> [What needs to be done]
Search the material below for the string "chart" and extract each line that has it.

[Code that draws figures]
▬▬▬▬▬▬▬▬▬▬

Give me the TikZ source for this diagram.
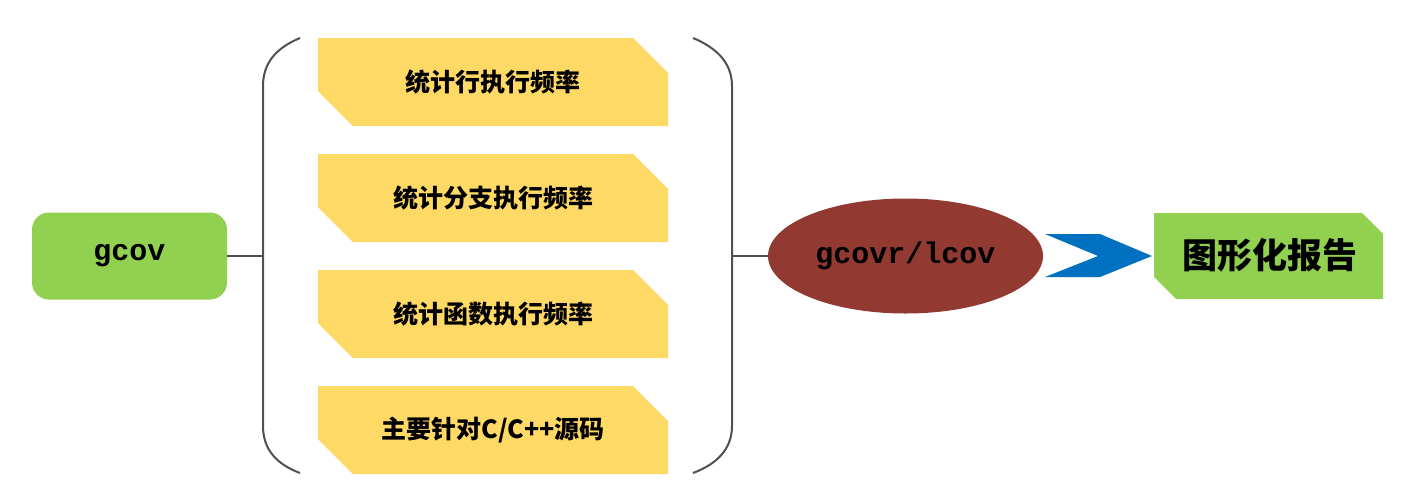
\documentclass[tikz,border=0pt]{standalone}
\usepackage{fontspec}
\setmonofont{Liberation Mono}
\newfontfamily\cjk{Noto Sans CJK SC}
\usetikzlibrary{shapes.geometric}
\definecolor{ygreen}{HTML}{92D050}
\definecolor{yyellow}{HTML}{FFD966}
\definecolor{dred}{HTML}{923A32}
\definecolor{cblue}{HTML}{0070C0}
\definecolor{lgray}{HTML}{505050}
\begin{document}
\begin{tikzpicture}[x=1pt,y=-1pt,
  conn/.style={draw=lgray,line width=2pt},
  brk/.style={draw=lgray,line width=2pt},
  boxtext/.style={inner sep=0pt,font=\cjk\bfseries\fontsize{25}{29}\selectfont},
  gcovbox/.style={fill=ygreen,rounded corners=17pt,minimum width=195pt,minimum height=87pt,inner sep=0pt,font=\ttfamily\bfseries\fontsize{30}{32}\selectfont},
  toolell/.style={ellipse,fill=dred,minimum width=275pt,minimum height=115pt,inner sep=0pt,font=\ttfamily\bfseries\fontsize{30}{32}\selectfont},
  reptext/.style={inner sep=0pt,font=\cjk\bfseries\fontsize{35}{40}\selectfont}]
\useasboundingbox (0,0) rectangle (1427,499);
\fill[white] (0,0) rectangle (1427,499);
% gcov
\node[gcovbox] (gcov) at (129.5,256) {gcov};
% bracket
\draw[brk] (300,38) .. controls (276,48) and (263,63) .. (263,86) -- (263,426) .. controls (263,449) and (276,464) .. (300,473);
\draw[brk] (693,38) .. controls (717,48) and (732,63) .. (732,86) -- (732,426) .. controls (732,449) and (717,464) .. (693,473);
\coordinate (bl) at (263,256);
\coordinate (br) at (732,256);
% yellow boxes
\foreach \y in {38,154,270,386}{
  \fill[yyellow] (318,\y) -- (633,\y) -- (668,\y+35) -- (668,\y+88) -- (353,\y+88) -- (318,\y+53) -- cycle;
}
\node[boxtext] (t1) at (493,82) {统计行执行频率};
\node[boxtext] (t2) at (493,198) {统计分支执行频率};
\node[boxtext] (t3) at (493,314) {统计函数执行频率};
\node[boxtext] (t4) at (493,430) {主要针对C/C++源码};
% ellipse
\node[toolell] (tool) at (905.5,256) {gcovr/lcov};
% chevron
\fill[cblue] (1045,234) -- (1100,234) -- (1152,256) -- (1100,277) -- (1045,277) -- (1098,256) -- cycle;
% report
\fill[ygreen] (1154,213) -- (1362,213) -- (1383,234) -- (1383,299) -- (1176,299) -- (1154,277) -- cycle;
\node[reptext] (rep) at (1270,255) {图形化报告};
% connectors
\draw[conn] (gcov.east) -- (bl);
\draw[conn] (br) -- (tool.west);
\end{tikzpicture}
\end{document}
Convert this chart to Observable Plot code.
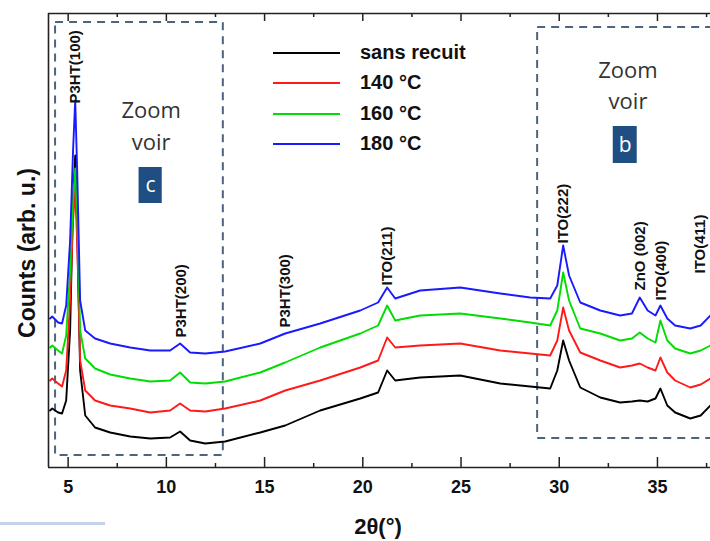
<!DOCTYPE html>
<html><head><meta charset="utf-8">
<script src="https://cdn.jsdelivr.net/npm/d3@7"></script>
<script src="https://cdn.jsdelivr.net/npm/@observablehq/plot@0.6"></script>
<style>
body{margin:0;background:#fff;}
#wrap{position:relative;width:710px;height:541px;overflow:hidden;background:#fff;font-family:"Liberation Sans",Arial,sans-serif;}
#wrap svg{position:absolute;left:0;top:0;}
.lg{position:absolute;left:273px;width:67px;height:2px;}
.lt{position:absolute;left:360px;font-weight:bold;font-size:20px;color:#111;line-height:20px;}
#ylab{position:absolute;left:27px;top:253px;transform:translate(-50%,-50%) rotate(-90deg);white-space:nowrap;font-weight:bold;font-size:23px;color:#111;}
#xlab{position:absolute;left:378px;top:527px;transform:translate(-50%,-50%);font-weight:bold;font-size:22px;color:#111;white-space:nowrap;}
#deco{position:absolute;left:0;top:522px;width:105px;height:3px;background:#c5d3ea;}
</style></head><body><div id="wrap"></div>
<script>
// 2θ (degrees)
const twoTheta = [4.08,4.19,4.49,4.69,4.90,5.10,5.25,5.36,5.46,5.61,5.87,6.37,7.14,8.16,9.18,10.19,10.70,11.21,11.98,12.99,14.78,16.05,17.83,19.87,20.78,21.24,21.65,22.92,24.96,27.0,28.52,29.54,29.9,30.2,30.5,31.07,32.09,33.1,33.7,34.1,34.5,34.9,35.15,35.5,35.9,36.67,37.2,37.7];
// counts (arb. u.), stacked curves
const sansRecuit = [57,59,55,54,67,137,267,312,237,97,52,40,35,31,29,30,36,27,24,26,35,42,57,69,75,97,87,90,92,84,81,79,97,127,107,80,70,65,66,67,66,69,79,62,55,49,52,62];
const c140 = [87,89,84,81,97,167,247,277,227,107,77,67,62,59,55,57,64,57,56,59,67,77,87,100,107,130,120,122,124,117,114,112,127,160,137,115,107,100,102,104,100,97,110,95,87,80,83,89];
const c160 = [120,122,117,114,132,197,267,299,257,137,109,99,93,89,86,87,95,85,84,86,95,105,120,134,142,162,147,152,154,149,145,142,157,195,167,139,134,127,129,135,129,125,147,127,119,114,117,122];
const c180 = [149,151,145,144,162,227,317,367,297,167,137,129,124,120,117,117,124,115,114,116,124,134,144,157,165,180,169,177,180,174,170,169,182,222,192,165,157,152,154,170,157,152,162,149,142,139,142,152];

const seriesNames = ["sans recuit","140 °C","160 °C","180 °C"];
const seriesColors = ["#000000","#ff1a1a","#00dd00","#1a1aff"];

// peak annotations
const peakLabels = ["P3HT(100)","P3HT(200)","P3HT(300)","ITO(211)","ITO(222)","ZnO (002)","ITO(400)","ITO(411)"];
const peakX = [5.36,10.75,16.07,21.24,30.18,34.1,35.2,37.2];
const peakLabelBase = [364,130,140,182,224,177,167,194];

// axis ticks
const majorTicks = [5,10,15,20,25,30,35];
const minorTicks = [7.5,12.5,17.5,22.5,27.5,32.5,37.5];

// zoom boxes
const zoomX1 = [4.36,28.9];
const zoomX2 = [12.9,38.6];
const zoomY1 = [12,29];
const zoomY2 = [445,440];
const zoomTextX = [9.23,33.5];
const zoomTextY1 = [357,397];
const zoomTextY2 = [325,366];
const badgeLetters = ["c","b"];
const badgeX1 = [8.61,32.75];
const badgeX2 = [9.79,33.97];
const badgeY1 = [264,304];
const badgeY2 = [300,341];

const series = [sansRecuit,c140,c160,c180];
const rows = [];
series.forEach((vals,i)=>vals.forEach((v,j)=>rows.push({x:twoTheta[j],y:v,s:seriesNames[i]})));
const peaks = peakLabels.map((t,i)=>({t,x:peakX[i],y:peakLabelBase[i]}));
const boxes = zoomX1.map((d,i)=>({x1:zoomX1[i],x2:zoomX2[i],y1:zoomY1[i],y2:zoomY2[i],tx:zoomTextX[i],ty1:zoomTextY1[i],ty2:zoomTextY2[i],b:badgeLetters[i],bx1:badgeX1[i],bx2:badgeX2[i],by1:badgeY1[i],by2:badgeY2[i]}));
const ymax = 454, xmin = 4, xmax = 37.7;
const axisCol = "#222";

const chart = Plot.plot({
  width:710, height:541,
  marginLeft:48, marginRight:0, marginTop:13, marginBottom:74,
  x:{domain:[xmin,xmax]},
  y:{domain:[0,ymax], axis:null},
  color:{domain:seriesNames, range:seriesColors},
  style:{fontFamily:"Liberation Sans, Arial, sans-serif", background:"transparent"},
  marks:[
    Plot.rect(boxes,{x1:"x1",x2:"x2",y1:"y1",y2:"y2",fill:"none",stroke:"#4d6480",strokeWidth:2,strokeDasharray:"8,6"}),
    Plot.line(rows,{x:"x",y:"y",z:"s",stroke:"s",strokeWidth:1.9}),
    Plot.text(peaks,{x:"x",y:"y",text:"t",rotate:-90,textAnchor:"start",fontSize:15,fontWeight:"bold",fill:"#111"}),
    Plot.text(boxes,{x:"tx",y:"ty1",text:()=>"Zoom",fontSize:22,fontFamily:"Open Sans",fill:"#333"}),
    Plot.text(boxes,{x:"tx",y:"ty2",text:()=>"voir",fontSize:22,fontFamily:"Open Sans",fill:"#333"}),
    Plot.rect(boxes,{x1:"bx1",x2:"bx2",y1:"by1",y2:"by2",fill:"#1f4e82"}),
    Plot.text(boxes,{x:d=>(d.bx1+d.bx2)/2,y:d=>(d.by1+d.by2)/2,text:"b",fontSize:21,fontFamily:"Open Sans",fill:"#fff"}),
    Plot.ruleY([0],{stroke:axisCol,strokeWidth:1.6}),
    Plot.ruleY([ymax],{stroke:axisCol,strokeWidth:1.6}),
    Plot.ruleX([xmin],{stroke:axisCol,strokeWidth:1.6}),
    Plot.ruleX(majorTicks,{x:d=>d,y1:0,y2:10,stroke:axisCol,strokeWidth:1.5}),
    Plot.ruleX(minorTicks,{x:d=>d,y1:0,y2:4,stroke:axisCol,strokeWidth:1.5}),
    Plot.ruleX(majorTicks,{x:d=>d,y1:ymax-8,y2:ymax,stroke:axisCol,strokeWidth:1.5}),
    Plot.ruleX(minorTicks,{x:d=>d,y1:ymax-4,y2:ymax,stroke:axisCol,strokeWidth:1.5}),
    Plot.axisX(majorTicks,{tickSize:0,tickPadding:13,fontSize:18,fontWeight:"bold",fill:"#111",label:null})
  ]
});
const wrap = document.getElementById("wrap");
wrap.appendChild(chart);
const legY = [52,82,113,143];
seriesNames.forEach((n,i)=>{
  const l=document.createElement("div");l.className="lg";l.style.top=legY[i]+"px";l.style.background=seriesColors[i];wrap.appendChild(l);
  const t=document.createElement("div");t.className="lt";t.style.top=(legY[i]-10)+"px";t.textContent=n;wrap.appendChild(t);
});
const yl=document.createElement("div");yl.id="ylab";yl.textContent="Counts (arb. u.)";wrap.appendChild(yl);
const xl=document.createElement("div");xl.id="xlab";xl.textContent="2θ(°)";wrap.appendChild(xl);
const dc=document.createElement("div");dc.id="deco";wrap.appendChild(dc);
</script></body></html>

▬▬▬▬▬▬▬▬▬▬

> [Solution for this exercise]
Convert this chart to Observable Plot code.
const chart = Plot.plot({
wrap.appendChild(chart);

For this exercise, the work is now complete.